ECLI:NL:RBMNE:2021:5668
Rechtbank Midden-Nederland
- Eerste aanleg - enkelvoudig
- Rechtspraak.nl
Niet-ontvankelijkheid beroep tegen vernietigde naheffingsaanslag parkeerbelasting
In deze zaak heeft de Rechtbank Midden-Nederland op 28 oktober 2021 uitspraak gedaan in een bestuursrechtelijke procedure tussen een eiser en de heffingsambtenaar van de Belastingsamenwerking gemeenten en hoogheemraadschap Utrecht. De eiser had een beroep ingesteld tegen de uitspraak op bezwaar van 13 maart 2021, waarin zijn bezwaar tegen een naheffingsaanslag parkeerbelasting ongegrond was verklaard. De naheffingsaanslag was opgelegd bij besluit van 8 december 2020.

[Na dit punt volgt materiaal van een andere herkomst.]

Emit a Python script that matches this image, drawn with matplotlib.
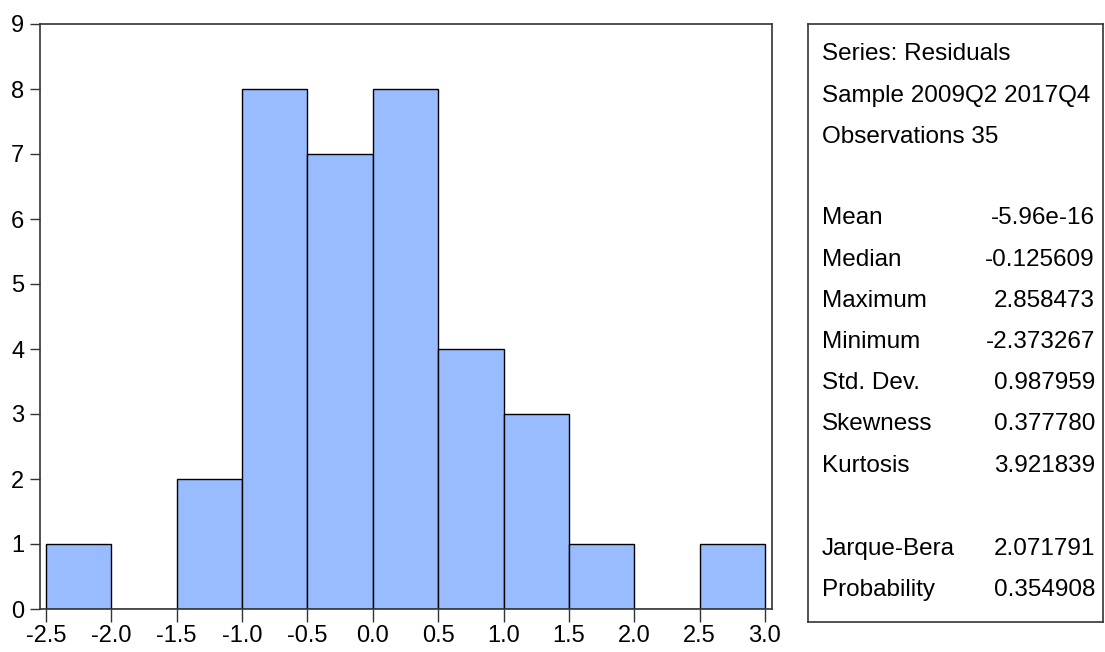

Tijdens de procedure heeft verweerder op 8 juli 2021 besloten de aanslag te vernietigen, omdat de eiser voldoende parkeerbelasting had betaald. Ondanks deze vernietiging wilde de eiser zijn beroep handhaven, niet om een terugbetaling te verkrijgen, maar om de werkwijze van verweerder te verbeteren. De rechtbank heeft echter vastgesteld dat eiser geen procesbelang meer had, aangezien de aanslag was vernietigd en er geen ander belang was aangetoond dat een beoordeling van het beroep rechtvaardigde.
De rechtbank heeft in haar overwegingen verwezen naar vaste rechtspraak van de Hoge Raad, waarin is bepaald dat voor het aannemen van procesbelang niet voldoende is dat er slechts een formeel of principieel belang is. Gezien het ontbreken van procesbelang heeft de rechtbank het beroep kennelijk niet-ontvankelijk verklaard, zonder inhoudelijke behandeling. De uitspraak is gedaan door mr. R.C. Stijnen, rechter, en is openbaar gemaakt op rechtspraak.nl.